Jim Zelenak, lead biologist for Canada lynx at the U.S. Fish and Wildlife Service in Montana, heads the national recovery plan effort. He called Minnesota's genetic mark-recapture work on the lynx "remarkable."

"We are getting actual population estimates from the DNA work in Minnesota," Zelenak said. "Minnesota has been alone so far in developing that technique to develop a statistically robust estimate."

For now, that effort depends on volunteers like Malinowski, who have learned to think like a lynx. Around 1 p.m. on her day of lynxing, she was on the trail of what she suspected was a lone male. Kittens often stay with their mothers for about a year, and there were no kitten prints nearby. Was it hunting or just traveling? Sometimes, when tracks get dense and scrambled, she finds herself going in circles.

It's exceedingly rare to see a lynx in the wild — Sierra Foley snapped this photo near the Gunflint Trail in Cook County in March.

And then, about a quarter mile into the forest, she saw something in the snow.

"Whoa, ho ho ho ho ho!" she hooted.

Neatly deposited atop a small mound of snow were two segments of fresh brown poop.

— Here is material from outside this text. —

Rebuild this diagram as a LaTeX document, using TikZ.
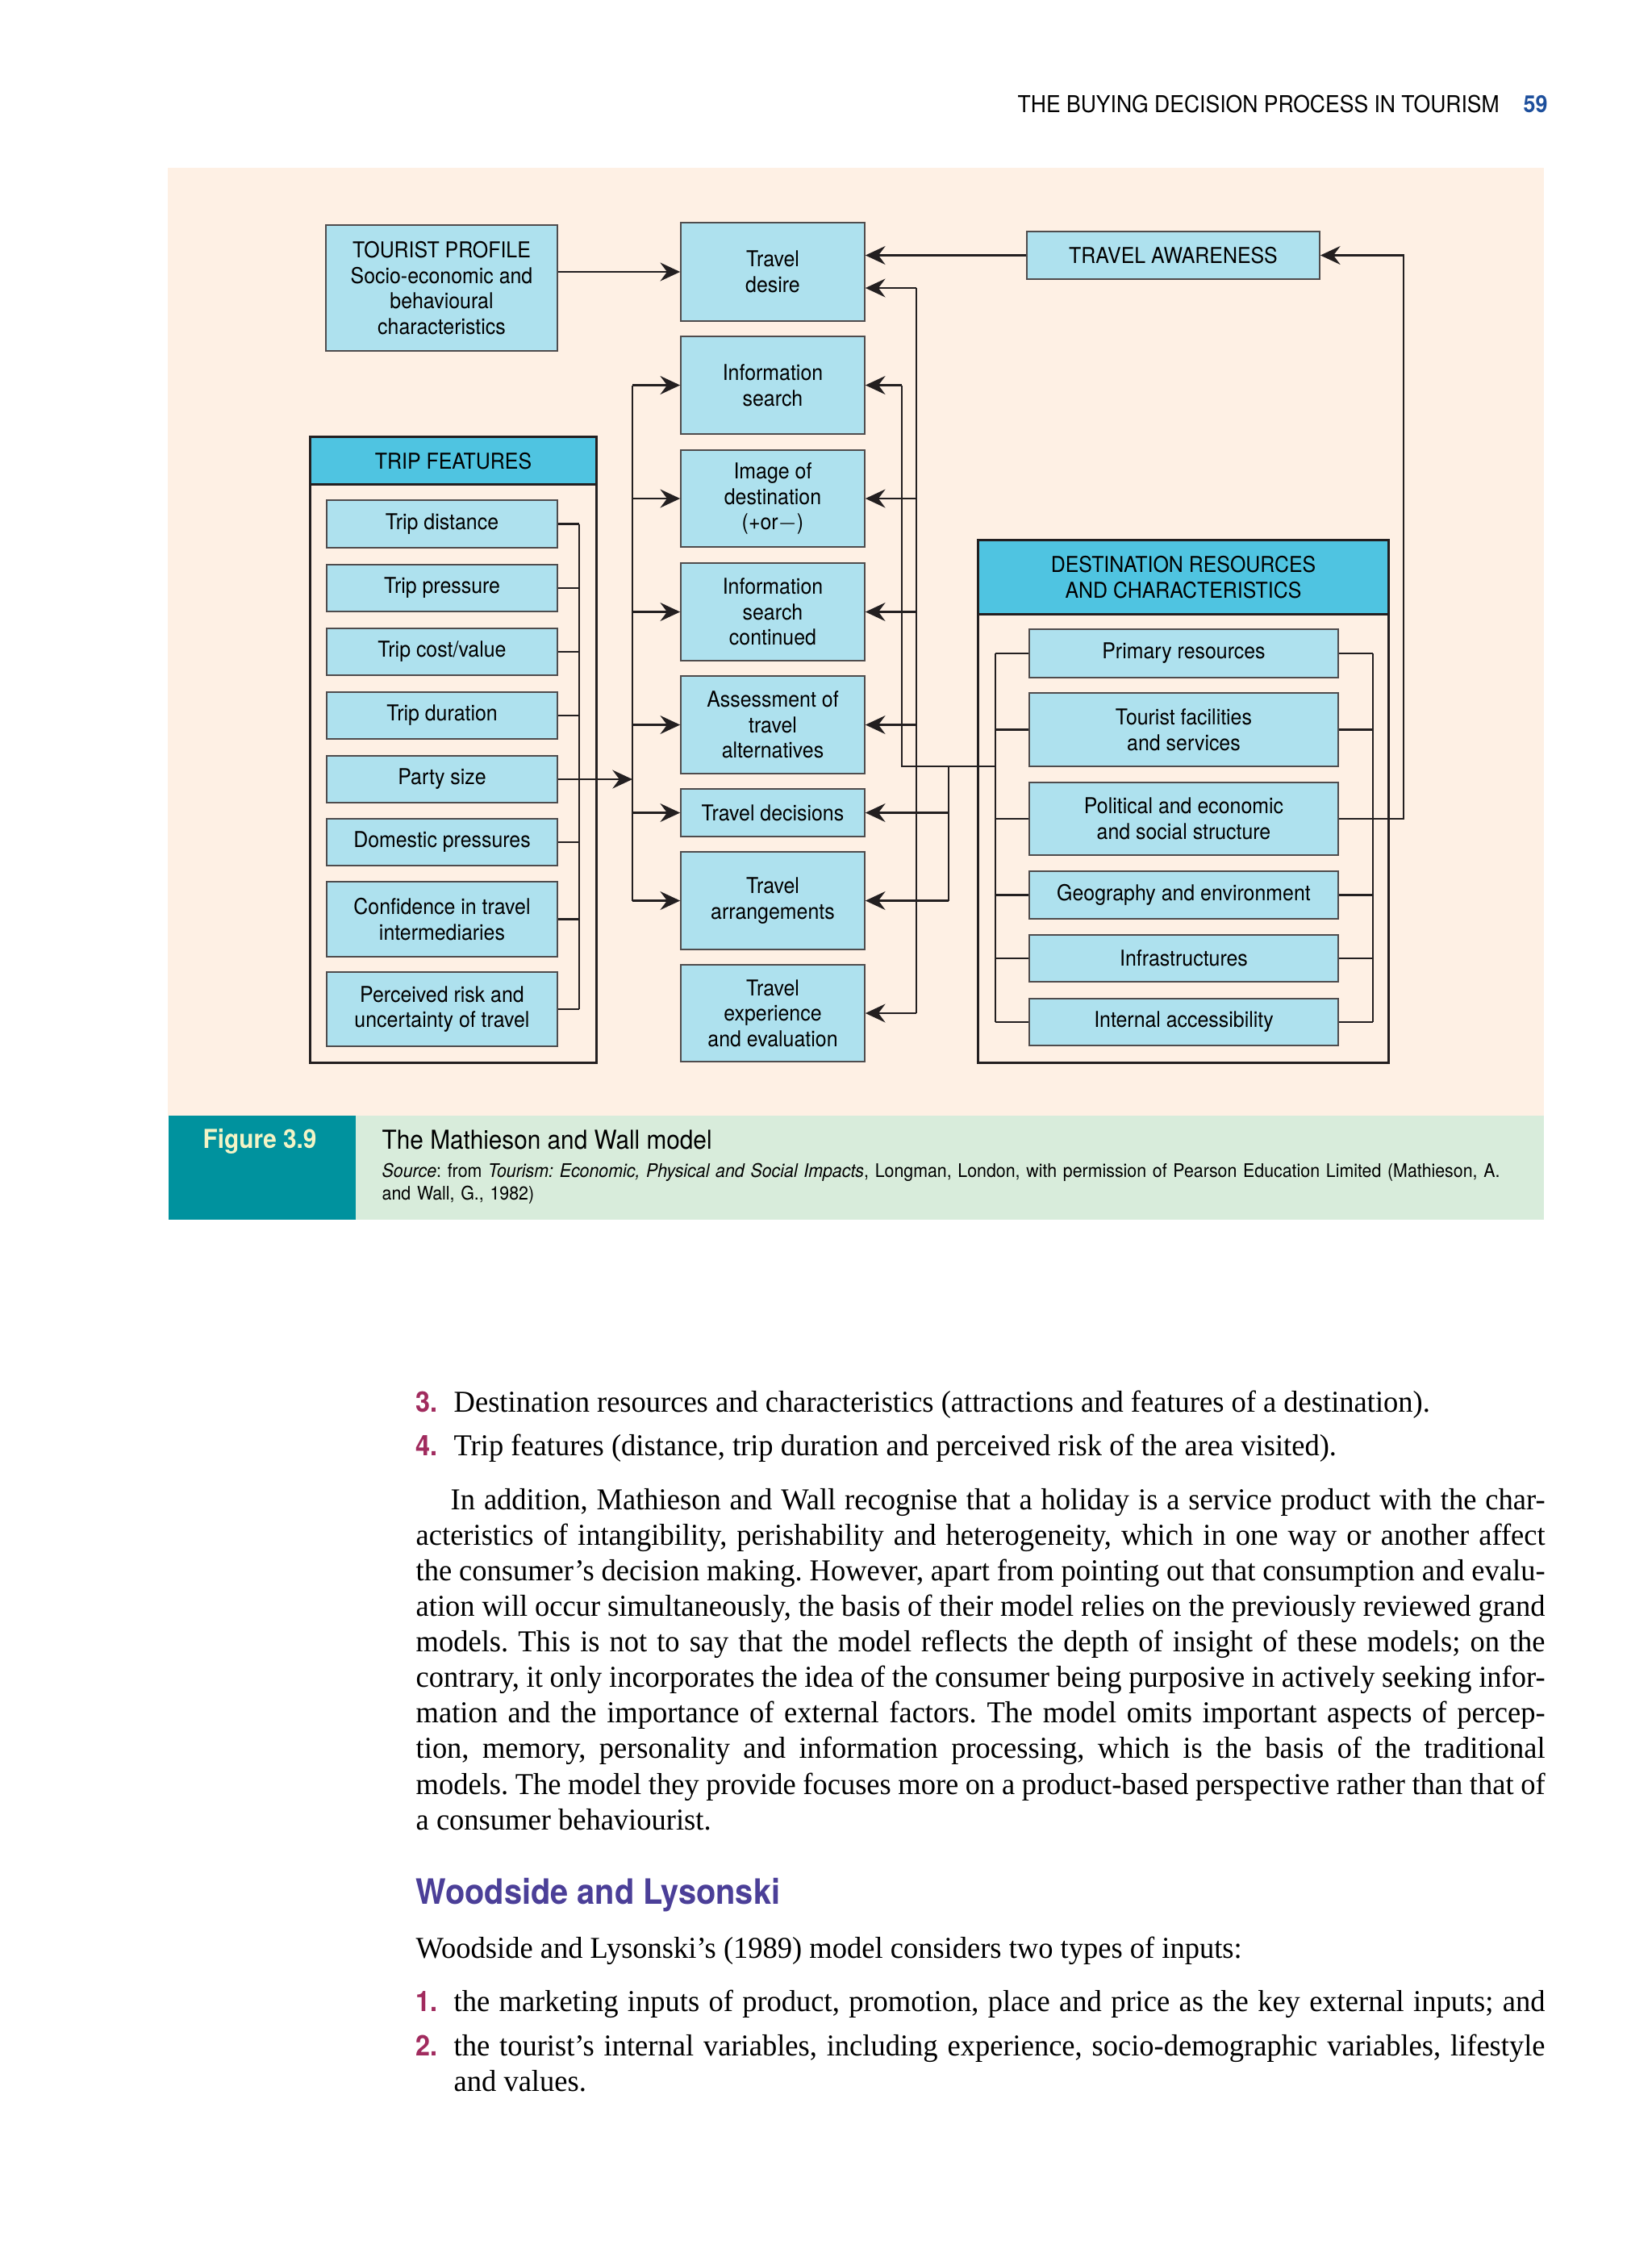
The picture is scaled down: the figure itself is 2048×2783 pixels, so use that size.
\documentclass[tikz,border=0pt]{standalone}
\usepackage{fontspec}
\setmainfont[FakeStretch=0.97]{Liberation Serif}
\setsansfont[FakeStretch=0.92]{TeX Gyre Heros}
\usetikzlibrary{arrows.meta,calc}

\definecolor{peach}{HTML}{FEF0E4}
\definecolor{boxblue}{HTML}{AEE1EE}
\definecolor{headblue}{HTML}{4FC4E1}
\definecolor{capgreen}{HTML}{D8ECDB}
\definecolor{figteal}{HTML}{00929E}
\definecolor{figyellow}{HTML}{F3F4C6}
\definecolor{pageblue}{HTML}{1D4F9C}
\definecolor{headpurple}{HTML}{4B3F98}
\definecolor{numred}{HTML}{A12B5E}
\definecolor{ink}{HTML}{231F20}

\tikzset{
  box/.style={draw=ink!80, line width=0.45pt, fill=boxblue, align=center, inner sep=0pt,
    font=\sffamily\fontsize{7.7}{9}\selectfont},
  frame/.style={draw=ink, line width=0.9pt, inner sep=0pt},
  headbox/.style={draw=ink, line width=0.9pt, fill=headblue, align=center, inner sep=0pt,
    font=\sffamily\fontsize{7.7}{9}\selectfont},
  wire/.style={draw=ink, line width=0.8pt},
  arr/.style={wire, -{Stealth[length=7pt, width=6.5pt, inset=2.4pt]}},
  body/.style={inner sep=0pt, anchor=base west, font=\frenchspacing\fontsize{10.7}{12.55}\selectfont},
  itemno/.style={inner sep=0pt, anchor=base west, text=numred, font=\sffamily\bfseries\fontsize{10}{12}\selectfont}
}

\begin{document}
\begin{tikzpicture}[x=0.01cm, y=-0.01cm]
    \fill[white] (0,0) rectangle (2048,2783);
    \useasboundingbox (0,0) rectangle (2048,2783);

    % running head
    \node[inner sep=0pt, anchor=base west, font=\sffamily\fontsize{8.2}{10}\selectfont] (runhead) at (1261,139) {THE BUYING DECISION PROCESS IN TOURISM};
    \node[inner sep=0pt, anchor=base west, text=pageblue, font=\sffamily\bfseries\fontsize{8.3}{10}\selectfont] (pageno) at (1888,139) {59};

    % figure panel
    \fill[peach] (208,208) rectangle (1914,1383);
    \fill[capgreen] (441,1383) rectangle (1914,1512);
    \fill[figteal] (209,1383) rectangle (441,1512);

    % frames
    \node[frame, minimum width=3.54cm, minimum height=7.75cm] (tripframe) at (562,929.5) {};
    \node[headbox, anchor=north, minimum width=3.54cm, minimum height=0.59cm] (triphead) at (tripframe.north) {TRIP FEATURES};
    \node[frame, minimum width=5.08cm, minimum height=6.47cm] (destframe) at (1467,993.5) {};
    \node[headbox, anchor=north, minimum width=5.08cm, minimum height=0.92cm] (desthead) at (destframe.north) {DESTINATION RESOURCES\\AND CHARACTERISTICS};

    \node[box, minimum width=2.87cm, minimum height=1.56cm] (profile) at (547.5,357) {TOURIST PROFILE\\Socio-economic and\\behavioural\\characteristics};
    \node[box, minimum width=3.63cm, minimum height=0.59cm] (aware) at (1454.5,316.5) {TRAVEL AWARENESS};

    % trip features
    \node[box, minimum width=2.86cm, minimum height=0.59cm] (dist) at (548,649.5) {Trip distance};
    \node[box, minimum width=2.86cm, minimum height=0.58cm] (press) at (548,729) {Trip pressure};
    \node[box, minimum width=2.86cm, minimum height=0.58cm] (cost) at (548,808) {Trip cost/value};
    \node[box, minimum width=2.86cm, minimum height=0.58cm] (dur) at (548,887) {Trip duration};
    \node[box, minimum width=2.86cm, minimum height=0.58cm] (party) at (548,966) {Party size};
    \node[box, minimum width=2.86cm, minimum height=0.58cm] (dom) at (548,1044) {Domestic pressures};
    \node[box, minimum width=2.86cm, minimum height=0.93cm] (conf) at (548,1139.5) {Confidence in travel\\intermediaries};
    \node[box, minimum width=2.86cm, minimum height=0.92cm] (risk) at (548,1251) {Perceived risk and\\uncertainty of travel};

    % decision stages
    \node[box, minimum width=2.28cm, minimum height=1.22cm] (desire) at (958,337) {Travel\\desire};
    \node[box, minimum width=2.28cm, minimum height=1.21cm] (search) at (958,477.5) {Information\\search};
    \node[box, minimum width=2.28cm, minimum height=1.20cm] (image) at (958,618) {Image of\\destination\\(+or$-$)};
    \node[box, minimum width=2.28cm, minimum height=1.21cm] (searchc) at (958,758.5) {Information\\search\\continued};
    \node[box, minimum width=2.28cm, minimum height=1.21cm] (assess) at (958,898.5) {Assessment of\\travel\\alternatives};
    \node[box, minimum width=2.28cm, minimum height=0.59cm] (decide) at (958,1007.5) {Travel decisions};
    \node[box, minimum width=2.28cm, minimum height=1.21cm] (arrange) at (958,1116.5) {Travel\\arrangements};
    \node[box, minimum width=2.28cm, minimum height=1.20cm] (exper) at (958,1256) {Travel\\experience\\and evaluation};

    % destination resources
    \node[box, minimum width=3.83cm, minimum height=0.60cm] (prim) at (1467.5,810) {Primary resources};
    \node[box, minimum width=3.83cm, minimum height=0.91cm] (fac) at (1467.5,904.5) {Tourist facilities\\and services};
    \node[box, minimum width=3.83cm, minimum height=0.90cm] (pol) at (1467.5,1015) {Political and economic\\and social structure};
    \node[box, minimum width=3.83cm, minimum height=0.59cm] (geo) at (1467.5,1109.5) {Geography and environment};
    \node[box, minimum width=3.83cm, minimum height=0.58cm] (infra) at (1467.5,1188) {Infrastructures};
    \node[box, minimum width=3.83cm, minimum height=0.58cm] (acc) at (1467.5,1267) {Internal accessibility};

    % bus lines
    \coordinate (tbus) at (718,0);
    \coordinate (lbus) at (784,0);
    \coordinate (ibus) at (1118,0);
    \coordinate (obus) at (1136,0);
    \coordinate (bbus) at (1176,0);
    \coordinate (dbus) at (1234,0);
    \coordinate (ebus) at (1702,0);
    \coordinate (rbus) at (1740,0);
    \coordinate (junc) at (1234,950);
    \coordinate (dlow) at ($(desire.east)+(0,20)$);

    \draw[arr] (profile.east |- desire) -- (desire.west);
    \draw[arr] (aware.west) -- (aware.west -| desire.east);

    \draw[wire] (dist.east -| tbus) -- (risk.east -| tbus);
    \foreach \n in {dist,press,cost,dur,dom,conf,risk}
        \draw[wire] (\n.east) -- (\n.east -| tbus);
    \draw[arr] (party.east) -- (party.east -| lbus);

    \draw[wire] (search.west -| lbus) -- (arrange.west -| lbus);
    \foreach \n in {search,image,searchc,assess,decide,arrange}
        \draw[arr] (\n.west -| lbus) -- (\n.west);

    \draw[wire] (dlow -| obus) -- (exper.east -| obus);
    \draw[arr] (dlow -| obus) -- (dlow);
    \foreach \n in {image,searchc,assess,exper}
        \draw[arr] (\n.east -| obus) -- (\n.east);
    \draw[wire] (search.east -| ibus) -- (junc -| ibus) -- (junc);
    \draw[arr] (search.east -| ibus) -- (search.east);
    \draw[wire] (junc -| bbus) -- (arrange.east -| bbus);
    \foreach \n in {decide,arrange}
        \draw[arr] (\n.east -| bbus) -- (\n.east);

    \draw[wire] (prim.west -| dbus) -- (acc.west -| dbus);
    \draw[wire] (prim.east -| ebus) -- (acc.east -| ebus);
    \foreach \n in {prim,fac,pol,geo,infra,acc} {
        \draw[wire] (\n.west -| dbus) -- (\n.west);
        \draw[wire] (\n.east) -- (\n.east -| ebus);
    }
    \draw[arr] (pol.east -| ebus) -- (pol.east -| rbus) |- (aware.east);

    % caption
    \node[inner sep=0pt, anchor=base west, text=figyellow, font=\sffamily\bfseries\fontsize{9.2}{11}\selectfont] (figno) at (251,1423) {Figure 3.9};
    \node[inner sep=0pt, anchor=base west, font=\sffamily\fontsize{9.2}{11}\selectfont] (figtitle) at (473,1424) {The Mathieson and Wall model};
    \node[inner sep=0pt, anchor=base west, text width=14.6cm, align=left, font=\frenchspacing\sffamily\fontsize{6.6}{8.2}\selectfont] (figsource) at (473,1459)
        {\textit{Source}: from \textit{Tourism: Economic, Physical and Social Impacts}, Longman, London, with permission of Pearson Education Limited (Mathieson, A.\\and Wall, G., 1982)};

    % text
    \node[itemno] (n3) at (515,1750) {3.};
    \node[body] (t3) at (562,1750) {Destination resources and characteristics (attractions and features of a destination).};
    \node[itemno] (n4) at (515,1804) {4.};
    \node[body] (t4) at (562,1804) {Trip features (distance, trip duration and perceived risk of the area visited).};

    \node[body, text width=13.99cm, align=justify] (para) at (515,1871)
        {\hspace*{0.43cm}In addition, Mathieson and Wall recognise that a holiday is a service product with the char-\linebreak
        acteristics of intangibility, perishability and heterogeneity, which in one way or another affect\linebreak
        the consumer’s decision making. However, apart from pointing out that consumption and evalu-\linebreak
        ation will occur simultaneously, the basis of their model relies on the previously reviewed grand\linebreak
        models. This is not to say that the model reflects the depth of insight of these models; on the\linebreak
        contrary, it only incorporates the idea of the consumer being purposive in actively seeking infor-\linebreak
        mation and the importance of external factors. The model omits important aspects of percep-\linebreak
        tion, memory, personality and information processing, which is the basis of the traditional\linebreak
        models. The model they provide focuses more on a product-based perspective rather than that of\linebreak
        a consumer behaviourist.};

    \node[inner sep=0pt, anchor=base west, text=headpurple, font=\sffamily\bfseries\fontsize{12.3}{14}\selectfont] (heading) at (515,2360) {Woodside and Lysonski};
    \node[body] (intro) at (515,2427) {Woodside and Lysonski’s (1989) model considers two types of inputs:};
    \node[itemno] (n1) at (515,2493) {1.};
    \node[body, text width=13.52cm, align=justify] (t1) at (562,2493) {\parfillskip=0pt the marketing inputs of product, promotion, place and price as the key external inputs; and\par};
    \node[itemno] (n2) at (515,2548) {2.};
    \node[body, text width=13.52cm, align=justify] (t2) at (562,2548) {the tourist’s internal variables, including experience, socio-demographic variables, lifestyle\linebreak and values.};

\end{tikzpicture}
\end{document}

Not yet frozen, it looked like a large version of the litter box variety. Most people would have missed it altogether, or dismissed it as a leaf or piece of wood.

Malinowski dropped her backpack and fished out a brown paper bag that she dated and marked. Then she snapped it open. With a gloved hand, she gently picked up the feces.

"Great," she said. "Now you can see what a treasure it is to find these things. It's such a thrill!"

Bringing it to her nose, she gave it a sniff as if savoring the bouquet of a fine cigar. This one, she declared, was not as good as the others. It smelled decidedly fishy, like smoked salmon. That was odd since lynx aren't known to eat fish.

Regardless, Malinowski was pleased and bagged her find. She consulted her compass. The lynx was headed south. She didn't need to follow it any farther. She turned and hiked a straight route back to the road where Welch and Pennesi waited. They had several bags of lynx scat now among them, a decent day's haul.

They parted ways. Malinowski brought her day's catch to her Ely home. It joined two other bags of poop in a spare room, stapled so that Snickers couldn't knock them around. She'll ship the samples to Ryan's office, where they'll play their small part in saving a species.

The season was young. There would be plenty of lynxing ahead in the long winter, before the snow melts and the secretive cats and their offerings become impossible to track again.

Until then, dedicated protectors of this creature will fan out across the forest, hunting their prey with lunch bags.